In a Glass Grimmly by Adam Gidwitz
A companion novel to A Tale Dark & Grimm, this book continues to celebrate the darkness and horror that is part of real fairy tales. This time the focus expands beyond The Brothers Grimm to also include Hans Christian Andersen and Christina Rossetti among others as inspiration. This is the story of Jack and Jill and their adventures. Yes, there is a broken crown and also a beanstalk to climb. There is also a talking frog to be kissed, a goblin market to explore, and monsters to either battle or befriend. There is plenty of blood, anger, misery, hunger and torment too. Sound like the sort of book you’d enjoy?

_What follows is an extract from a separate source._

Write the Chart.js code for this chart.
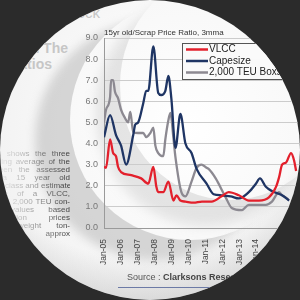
<!DOCTYPE html>
<html>
<head>
<meta charset="utf-8">
<script src="https://cdn.jsdelivr.net/npm/chart.js@4.4.0/dist/chart.umd.min.js"></script>
<style>
  html, body { margin: 0; padding: 0; width: 300px; height: 300px; background: #2b2b2b; overflow: hidden; }
  #disc { position: absolute; left: 0; top: 0; width: 300px; height: 300px; border-radius: 50%; overflow: hidden;
          background: radial-gradient(circle at 62% 42%, #ffffff 0%, #f8f8f8 50%, #ededed 100%); font-family: "Liberation Sans", Arial, sans-serif; }
  .swoosh { position: absolute; border-radius: 50%; }
  #s1 { left: 70px; top: 0px; width: 240px; height: 240px; box-shadow: -35px 20px 10px 0 rgba(165,165,165,0.42); }
  #s2 { left: 120px; top: -30px; width: 220px; height: 230px; box-shadow: -24px 26px 12px 0 rgba(160,160,160,0.25); }
  #s3 { left: 0; top: 0; width: 300px; height: 300px; background: radial-gradient(circle at 45% 25%, rgba(0,0,0,0) 65%, rgba(150,150,150,0.6) 100%); }
  #head0 { position: absolute; right: 200px; top: 4px; font-size: 15px; color: #c4c4c4; white-space: nowrap; }
  #head1 { position: absolute; right: 232px; top: 40px; font-size: 14px; font-weight: bold; color: #c6c6c6; white-space: nowrap; }
  #head2 { position: absolute; right: 248px; top: 56px; font-size: 14px; font-weight: bold; color: #c6c6c6; white-space: nowrap; }
  #para { position: absolute; left: -40px; top: 150px; width: 110px; font-size: 8px; line-height: 8px; color: #3a3a3a;
          -webkit-mask-image: linear-gradient(to right, rgba(0,0,0,0) 30%, rgba(0,0,0,0.35) 60%, rgba(0,0,0,1) 100%); }
  #para div { text-align: justify; text-align-last: justify; white-space: nowrap; }
  #chart { position: absolute; left: 0; top: 0; }
  #source { position: absolute; left: 127px; top: 272px; font-size: 9px; color: #555; white-space: nowrap; }
  #source b { color: #444; }
  #rule { position: absolute; left: 118px; top: 287px; width: 110px; height: 1px; background: #6c7aa6; }
</style>
</head>
<body>
<div id="disc">
  <div class="swoosh" id="s3"></div>
  <div class="swoosh" id="s1"></div>
  <div class="swoosh" id="s2"></div>
  <div id="head0">Reality Check</div>
  <div id="head1">Variation In The</div>
  <div id="head2">Price Ratios</div>
  <div id="para">
    <div>This graph shows the three</div>
    <div>month moving average of the</div>
    <div>ratio between the assessed</div>
    <div>price of a 15 year old</div>
    <div>ship in each class and estimated</div>
    <div>scrap value of a VLCC,</div>
    <div>Capesize and 2,000 TEU con-</div>
    <div>tainership, values based</div>
    <div>on demolition prices</div>
    <div>and light weight ton-</div>
    <div>nage, approx</div>
  </div>
  <canvas id="chart" width="340" height="300"></canvas>
  <div id="source">Source : <b>Clarksons Research</b></div>
  <div id="rule"></div>
</div>
<script>
const seriesNames = ['VLCC', 'Capesize', '2,000 TEU Boxship'];
const seriesColors = ['#e3202c', '#1f3564', '#8c8991'];
const chartTitle = '15yr old/Scrap Price Ratio, 3mma';

const tickYears = [2005, 2006, 2007, 2008, 2009, 2010, 2011, 2012, 2013, 2014, 2015, 2016];
const tickLabels = ['Jan-05', 'Jan-06', 'Jan-07', 'Jan-08', 'Jan-09', 'Jan-10', 'Jan-11', 'Jan-12', 'Jan-13', 'Jan-14', 'Jan-15', 'Jan-16'];

// [year, ratio]
const vlcc = [[2005.0,2.9],[2005.12,2.85],[2005.36,4.2],[2005.54,3.55],[2005.71,3.4],[2005.83,2.9],[2006.01,2.65],
  [2006.61,2.5],[2007.2,2.35],[2007.62,2.1],[2007.92,2.9],[2008.1,1.95],[2008.21,1.7],[2008.51,1.7],[2008.81,2.2],
  [2009.11,1.3],[2009.29,1.55],[2009.52,1.3],[2009.82,1.25],[2010.3,1.2],[2010.8,1.25],[2011.37,1.25],[2011.96,1.5],
  [2012.38,1.7],[2012.98,1.55],[2013.57,1.3],[2014.17,1.3],[2014.76,1.45],[2015.18,1.95],[2015.36,2.4],[2015.54,3.0],
  [2015.77,3.1],[2016.07,3.55],[2016.25,3.2],[2016.37,2.7]];
const capesize = [[2005.0,4.3],[2005.36,5.35],[2005.71,4.4],[2006.01,3.9],[2006.31,3.0],[2006.73,4.4],[2006.85,4.9],
  [2007.02,5.0],[2007.32,5.9],[2007.5,6.5],[2007.62,6.5],[2007.92,8.6],[2008.21,6.4],[2008.39,6.3],[2008.63,6.5],
  [2008.81,7.2],[2008.99,6.1],[2009.23,3.8],[2009.52,5.4],[2009.82,4.0],[2010.18,3.55],[2010.48,2.8],[2011.07,2.1],
  [2011.49,1.6],[2011.96,1.55],[2012.5,1.5],[2012.98,1.4],[2013.57,1.7],[2013.99,2.1],[2014.23,2.35],[2014.58,1.95],
  [2014.94,1.75],[2015.54,1.55],[2015.95,1.3]];
const boxship = [[2005.0,5.0],[2005.12,5.6],[2005.36,6.2],[2005.42,7.0],[2005.54,7.0],[2005.65,6.45],[2005.83,6.15],
  [2006.01,5.6],[2006.25,5.2],[2006.43,5.0],[2006.55,5.5],[2006.61,5.25],[2006.73,4.55],[2007.02,4.5],[2007.32,4.5],
  [2007.5,4.3],[2007.74,4.5],[2007.92,4.75],[2008.04,3.9],[2008.21,3.55],[2008.51,3.4],[2008.63,4.2],[2008.81,5.1],
  [2008.93,5.45],[2009.11,4.25],[2009.23,3.35],[2009.58,1.7],[2009.82,1.5],[2010.18,2.2],[2010.48,2.85],[2010.77,3.0],
  [2011.07,2.85],[2011.19,2.8],[2011.61,2.35],[2012.2,1.45],[2012.56,0.95],[2013.15,0.85],[2013.57,1.1],[2014.58,1.1],
  [2014.94,1.25],[2015.36,1.7],[2015.54,1.55],[2015.83,1.4],[2015.95,1.3]];

const toPoints = arr => arr.map(p => ({ x: p[0], y: p[1] }))

const titlePlugin = {
  id: 'titleText',
  afterDraw(chart) {
    const ctx = chart.ctx
    ctx.save()
    ctx.font = '8px "Liberation Sans", Arial, sans-serif'
    ctx.fillStyle = '#333'
    ctx.textBaseline = 'middle'
    ctx.fillText(chartTitle, chart.chartArea.left, 33)
    ctx.restore()
  }
}

const legendPlugin = {
  id: 'boxLegend',
  afterDatasetsDraw(chart) {
    const ctx = chart.ctx
    const left = 182, top = 43, w = 160, h = 36
    ctx.save()
    ctx.fillStyle = 'rgba(250,250,250,0.97)'
    ctx.fillRect(left, top, w, h)
    ctx.strokeStyle = '#555'
    ctx.lineWidth = 1
    ctx.strokeRect(left + 0.5, top + 0.5, w, h)
    ctx.font = '10px "Liberation Sans", Arial, sans-serif'
    ctx.textBaseline = 'middle'
    seriesNames.forEach((name, i) => {
      const y = top + 6.5 + i * 11.5
      ctx.strokeStyle = seriesColors[i]
      ctx.lineWidth = 2.5
      ctx.beginPath()
      ctx.moveTo(left + 4, y)
      ctx.lineTo(left + 26, y)
      ctx.stroke()
      ctx.fillStyle = '#222'
      ctx.fillText(name, left + 27, y)
    })
    ctx.restore()
  }
}

const ctx = document.getElementById('chart').getContext('2d');
const myChart = new Chart(ctx, {
  type: 'line',
  data: {
    datasets: [vlcc, capesize, boxship].map((arr, i) => ({
      label: seriesNames[i],
      data: toPoints(arr),
      borderColor: seriesColors[i],
      backgroundColor: seriesColors[i],
      borderWidth: 2.3,
      pointRadius: 0,
      cubicInterpolationMode: 'monotone',
      fill: false
    }))
  },
  options: {
    responsive: false,
    animation: false,
    devicePixelRatio: 1,
    layout: { padding: { top: 38, right: 40, left: 0, bottom: 0 } },
    plugins: { legend: { display: false }, tooltip: { enabled: false } },
    scales: {
      x: {
        type: 'linear',
        min: 2005,
        max: 2016.6,
        afterBuildTicks: s => { s.ticks = tickYears.map(v => ({ value: v })) },
        afterFit: s => { s.height = 72 },
        ticks: {
          callback: v => tickLabels[tickYears.indexOf(v)],
          minRotation: 90,
          maxRotation: 90,
          padding: 3,
          color: '#444',
          font: { size: 8.5, family: '"Liberation Sans", Arial, sans-serif' }
        },
        grid: { display: false },
        border: { color: '#9a9a9a' }
      },
      y: {
        min: 0,
        max: 9,
        afterFit: s => { s.width = 104 },
        ticks: {
          stepSize: 1,
          callback: v => v.toFixed(1),
          padding: 6,
          color: '#777',
          font: { size: 9, family: '"Liberation Sans", Arial, sans-serif' }
        },
        grid: { color: '#cccccc', drawTicks: false },
        border: { color: '#9a9a9a' }
      }
    }
  },
  plugins: [titlePlugin, legendPlugin]
});
</script>
</body>
</html>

I thought so!
Gidwitz has continued with his narrator who warns readers about what is about to happen, most of the time. There is a wonderful playfulness in this approach that lightens the sometimes very grim storylines. The interwoven tales, some of them original and all of them slightly twisted, make for a great read. The writing is strong and vibrant and a joy to read.
The characters of Jack and Jill are both wrestling with different issues, but both come down to the same thing. The two of them need to focus more on what they themselves think and not about what others think of them. Jill struggles with her mother’s focus on beauty, resulting in her walking the street naked in a spin on The Emperor’s Clothes. Jack wishes he was a leader rather than a follower, and is tormented by the other boys. He’s even mocked with a version of “Mary Had a Little Lamb.” The two children start out very likeable and relatable but turn out to be true heroes in the end.
This engaging story and pair of books is one that will get reluctant readers reading with its promises of gore and disgusting content, but is will be most enjoyed by children familiar with the original tales. Appropriate for ages 9-12.
Reviewed from ARC received from Dutton Children’s Books.